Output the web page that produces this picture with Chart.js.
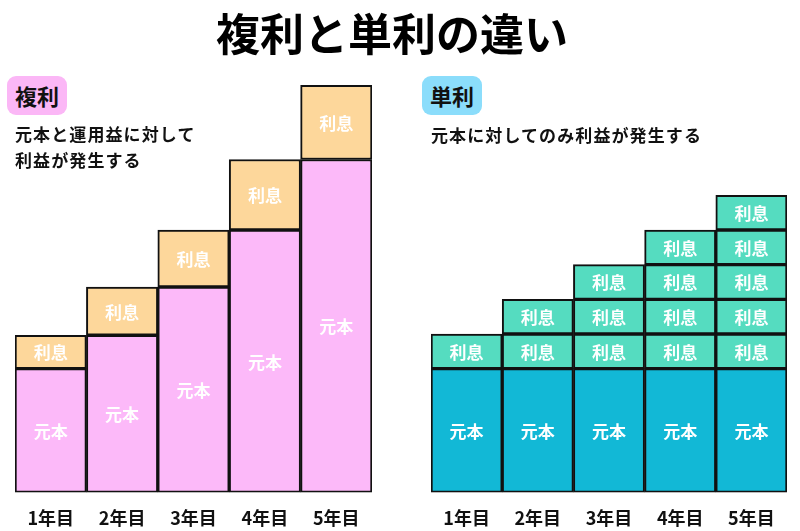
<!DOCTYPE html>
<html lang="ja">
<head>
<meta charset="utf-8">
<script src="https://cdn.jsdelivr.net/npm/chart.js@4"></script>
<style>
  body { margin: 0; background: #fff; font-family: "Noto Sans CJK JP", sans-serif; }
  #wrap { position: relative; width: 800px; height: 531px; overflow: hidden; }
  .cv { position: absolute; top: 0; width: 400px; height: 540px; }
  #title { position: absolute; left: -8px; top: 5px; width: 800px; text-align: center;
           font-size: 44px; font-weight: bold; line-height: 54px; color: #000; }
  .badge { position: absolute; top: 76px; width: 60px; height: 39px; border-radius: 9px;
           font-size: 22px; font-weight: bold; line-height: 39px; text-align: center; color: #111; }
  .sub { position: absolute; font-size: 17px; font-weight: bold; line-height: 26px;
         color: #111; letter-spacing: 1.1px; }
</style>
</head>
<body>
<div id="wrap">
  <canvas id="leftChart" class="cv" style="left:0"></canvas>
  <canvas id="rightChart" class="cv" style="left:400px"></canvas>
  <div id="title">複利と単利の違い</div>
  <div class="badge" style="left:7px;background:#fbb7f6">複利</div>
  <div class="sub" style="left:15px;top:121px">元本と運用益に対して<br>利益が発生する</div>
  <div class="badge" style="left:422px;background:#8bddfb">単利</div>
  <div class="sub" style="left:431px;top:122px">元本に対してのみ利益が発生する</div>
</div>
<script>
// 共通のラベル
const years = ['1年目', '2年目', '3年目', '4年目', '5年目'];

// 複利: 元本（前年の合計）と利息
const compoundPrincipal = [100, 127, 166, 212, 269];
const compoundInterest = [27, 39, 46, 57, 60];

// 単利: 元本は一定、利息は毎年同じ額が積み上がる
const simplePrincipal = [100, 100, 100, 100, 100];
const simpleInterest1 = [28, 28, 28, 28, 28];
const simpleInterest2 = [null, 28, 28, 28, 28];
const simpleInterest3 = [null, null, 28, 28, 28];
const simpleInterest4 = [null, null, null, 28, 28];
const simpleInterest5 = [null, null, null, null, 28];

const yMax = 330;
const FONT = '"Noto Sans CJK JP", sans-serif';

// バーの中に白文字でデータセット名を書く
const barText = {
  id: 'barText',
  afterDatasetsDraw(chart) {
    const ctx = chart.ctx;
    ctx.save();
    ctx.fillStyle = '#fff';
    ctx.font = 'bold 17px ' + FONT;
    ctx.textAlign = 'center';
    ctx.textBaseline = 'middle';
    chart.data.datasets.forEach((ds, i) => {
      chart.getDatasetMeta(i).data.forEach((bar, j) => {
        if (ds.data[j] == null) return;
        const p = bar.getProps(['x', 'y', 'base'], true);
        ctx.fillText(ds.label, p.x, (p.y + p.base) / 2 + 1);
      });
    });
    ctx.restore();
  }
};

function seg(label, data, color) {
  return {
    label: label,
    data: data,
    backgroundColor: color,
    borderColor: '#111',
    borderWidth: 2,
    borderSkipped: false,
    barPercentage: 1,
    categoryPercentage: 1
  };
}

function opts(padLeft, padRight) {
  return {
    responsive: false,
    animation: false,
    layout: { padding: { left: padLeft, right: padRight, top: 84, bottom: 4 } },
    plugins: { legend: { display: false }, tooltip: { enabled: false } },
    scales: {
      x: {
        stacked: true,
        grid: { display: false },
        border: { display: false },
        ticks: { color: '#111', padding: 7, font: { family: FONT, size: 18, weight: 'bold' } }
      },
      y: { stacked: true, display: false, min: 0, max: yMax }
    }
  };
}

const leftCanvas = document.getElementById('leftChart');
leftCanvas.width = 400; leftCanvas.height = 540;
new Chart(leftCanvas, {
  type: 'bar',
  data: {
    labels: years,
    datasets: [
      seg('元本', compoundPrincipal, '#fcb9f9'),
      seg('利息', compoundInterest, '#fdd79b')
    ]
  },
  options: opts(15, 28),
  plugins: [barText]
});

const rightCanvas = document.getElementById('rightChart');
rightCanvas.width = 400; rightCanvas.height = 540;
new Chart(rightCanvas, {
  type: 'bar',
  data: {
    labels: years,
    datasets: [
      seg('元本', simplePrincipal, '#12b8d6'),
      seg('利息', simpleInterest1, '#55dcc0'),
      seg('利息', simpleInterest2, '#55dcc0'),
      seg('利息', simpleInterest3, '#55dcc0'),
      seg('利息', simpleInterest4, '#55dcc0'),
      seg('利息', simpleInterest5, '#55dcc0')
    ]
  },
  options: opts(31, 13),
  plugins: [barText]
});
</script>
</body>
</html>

######

**PROBLEM DETAILS**
Copy out each line word for word, please, skipping the images.

**ANSWER TO THIS PROBLEM**
Output the web page that produces this picture with Chart.js.
<!DOCTYPE html>
<html lang="ja">
<head>
<meta charset="utf-8">
<script src="https://cdn.jsdelivr.net/npm/chart.js@4"></script>
<style>
  body { margin: 0; background: #fff; font-family: "Noto Sans CJK JP", sans-serif; }
  #wrap { position: relative; width: 800px; height: 531px; overflow: hidden; }
  .cv { position: absolute; top: 0; width: 400px; height: 540px; }
  #title { position: absolute; left: -8px; top: 5px; width: 800px; text-align: center;
           font-size: 44px; font-weight: bold; line-height: 54px; color: #000; }
  .badge { position: absolute; top: 76px; width: 60px; height: 39px; border-radius: 9px;
           font-size: 22px; font-weight: bold; line-height: 39px; text-align: center; color: #111; }
  .sub { position: absolute; font-size: 17px; font-weight: bold; line-height: 26px;
         color: #111; letter-spacing: 1.1px; }
</style>
</head>
<body>
<div id="wrap">
  <canvas id="leftChart" class="cv" style="left:0"></canvas>
  <canvas id="rightChart" class="cv" style="left:400px"></canvas>
  <div id="title">複利と単利の違い</div>
  <div class="badge" style="left:7px;background:#fbb7f6">複利</div>
  <div class="sub" style="left:15px;top:121px">元本と運用益に対して<br>利益が発生する</div>
  <div class="badge" style="left:422px;background:#8bddfb">単利</div>
  <div class="sub" style="left:431px;top:122px">元本に対してのみ利益が発生する</div>
</div>
<script>
// 共通のラベル
const years = ['1年目', '2年目', '3年目', '4年目', '5年目'];

// 複利: 元本（前年の合計）と利息
const compoundPrincipal = [100, 127, 166, 212, 269];
const compoundInterest = [27, 39, 46, 57, 60];

// 単利: 元本は一定、利息は毎年同じ額が積み上がる
const simplePrincipal = [100, 100, 100, 100, 100];
const simpleInterest1 = [28, 28, 28, 28, 28];
const simpleInterest2 = [null, 28, 28, 28, 28];
const simpleInterest3 = [null, null, 28, 28, 28];
const simpleInterest4 = [null, null, null, 28, 28];
const simpleInterest5 = [null, null, null, null, 28];

const yMax = 330;
const FONT = '"Noto Sans CJK JP", sans-serif';

// バーの中に白文字でデータセット名を書く
const barText = {
  id: 'barText',
  afterDatasetsDraw(chart) {
    const ctx = chart.ctx;
    ctx.save();
    ctx.fillStyle = '#fff';
    ctx.font = 'bold 17px ' + FONT;
    ctx.textAlign = 'center';
    ctx.textBaseline = 'middle';
    chart.data.datasets.forEach((ds, i) => {
      chart.getDatasetMeta(i).data.forEach((bar, j) => {
        if (ds.data[j] == null) return;
        const p = bar.getProps(['x', 'y', 'base'], true);
        ctx.fillText(ds.label, p.x, (p.y + p.base) / 2 + 1);
      });
    });
    ctx.restore();
  }
};

function seg(label, data, color) {
  return {
    label: label,
    data: data,
    backgroundColor: color,
    borderColor: '#111',
    borderWidth: 2,
    borderSkipped: false,
    barPercentage: 1,
    categoryPercentage: 1
  };
}

function opts(padLeft, padRight) {
  return {
    responsive: false,
    animation: false,
    layout: { padding: { left: padLeft, right: padRight, top: 84, bottom: 4 } },
    plugins: { legend: { display: false }, tooltip: { enabled: false } },
    scales: {
      x: {
        stacked: true,
        grid: { display: false },
        border: { display: false },
        ticks: { color: '#111', padding: 7, font: { family: FONT, size: 18, weight: 'bold' } }
      },
      y: { stacked: true, display: false, min: 0, max: yMax }
    }
  };
}

const leftCanvas = document.getElementById('leftChart');
leftCanvas.width = 400; leftCanvas.height = 540;
new Chart(leftCanvas, {
  type: 'bar',
  data: {
    labels: years,
    datasets: [
      seg('元本', compoundPrincipal, '#fcb9f9'),
      seg('利息', compoundInterest, '#fdd79b')
    ]
  },
  options: opts(15, 28),
  plugins: [barText]
});

const rightCanvas = document.getElementById('rightChart');
rightCanvas.width = 400; rightCanvas.height = 540;
new Chart(rightCanvas, {
  type: 'bar',
  data: {
    labels: years,
    datasets: [
      seg('元本', simplePrincipal, '#12b8d6'),
      seg('利息', simpleInterest1, '#55dcc0'),
      seg('利息', simpleInterest2, '#55dcc0'),
      seg('利息', simpleInterest3, '#55dcc0'),
      seg('利息', simpleInterest4, '#55dcc0'),
      seg('利息', simpleInterest5, '#55dcc0')
    ]
  },
  options: opts(31, 13),
  plugins: [barText]
});
</script>
</body>
</html>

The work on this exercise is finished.